Jack Russell is a reluctant hero who learns how to control his powers even though he doesn’t want them. In this collection, he goes on some insane adventures including a team up with Iron Man and a battle with Moon Knight (who share themes in a way). There are also cosmic battles including a strange exploration of another world where night is always going and day too. This is a very wordy trade that will be a must for folks who have purchased the previous two volumes, but it’s more of a slice of history and still a totally enjoyable experience if you dive in here first. The art is good — the Spider-Man issue in particular — and there are plenty of pulpy moments that capture the era.
A chapter that is possibly worth the price of admission alone involves a caper with Ghost Rider (who makes two appearances in this volume), Morbius, and Man-Thing confronting a golden man who is human perfection. This tale is an interesting story as it reveals humankind split off and was kidnapped by aliens and sent into space where they evolved. The twist on this, that Los Angeles once housed a separate society torn away from our ancestors, is a clever tale and it brandished an interesting twist as the human/alien reveals the true selves of each monster. Its classic sci-fi meets supernatural in a fun way.
The Moon Knight issues at the back of this collection were published originally in 1982 and are drawn by Bill Sienkiewicz. These issues are clearly much more modern visually, with a striking style that is actually quite scary. It has a dark style similar to later Maxx artist Sam Keith. They’re gritty and modern, playing with the wild nature of the Wolfman and have a dark tone newer readers will appreciate.

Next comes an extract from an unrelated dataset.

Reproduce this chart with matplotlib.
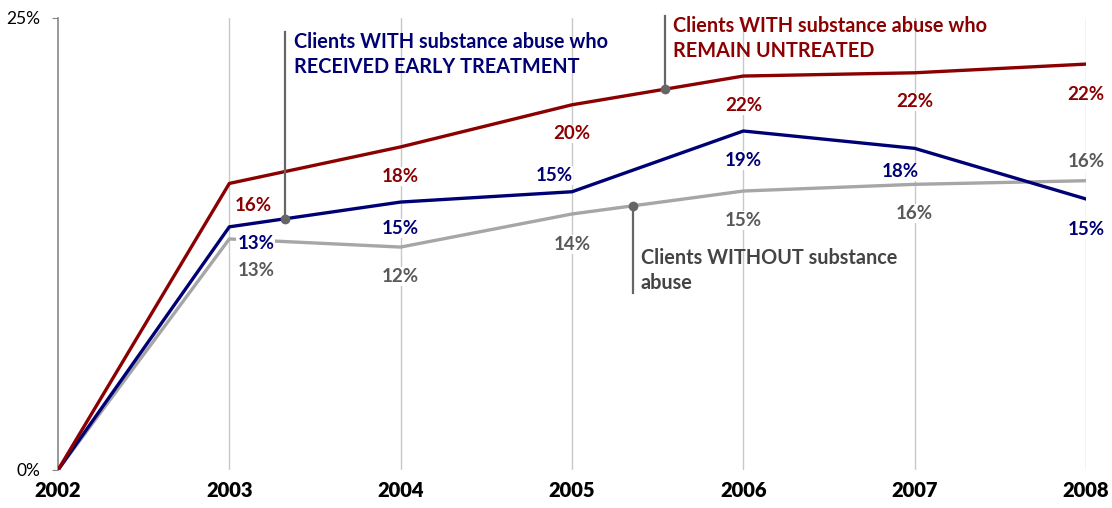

It’s hard to believe much of the earlier issues collected here were published in the ’70s, not too long before Sienkiewicz’s work, yet they harbor an overused and somewhat boring style in comparison. Moon Knight has a much closer look at what we know and love too and he looks very cool in this story.
It can’t be perfect can it?
This is a dense read. There are issues within that are difficult to get through because characters are so verbose or the minutiae of the internal monologue is never-ending. It can be especially monotonous when the story retreads the character’s fear of turning and frustration of his burden. I can imagine these comics were hugely popular at the time, but werewolves really aren’t in fashion anymore. That said, it’s interesting to see a wolfman integrated into normal MCU stories. Unfortunately, he’s rather boring with little development and serves as a cliched reluctant hero over and over rather than an interesting character. Some of the predicaments he’s thrust into in this volume are fun though, and you can’t deny the supernatural elements as unique all their own.
Is it good?
One of the coolest clashes between pulp horror and superheroes I’ve ever read. It definitely shows its age with its art and slow pace, but it makes up for that with fun supernatural twists and turns. There are at least three must-read stories in this collection, which is a win in my book. That said, at 464 pages there may not be enough value here for many.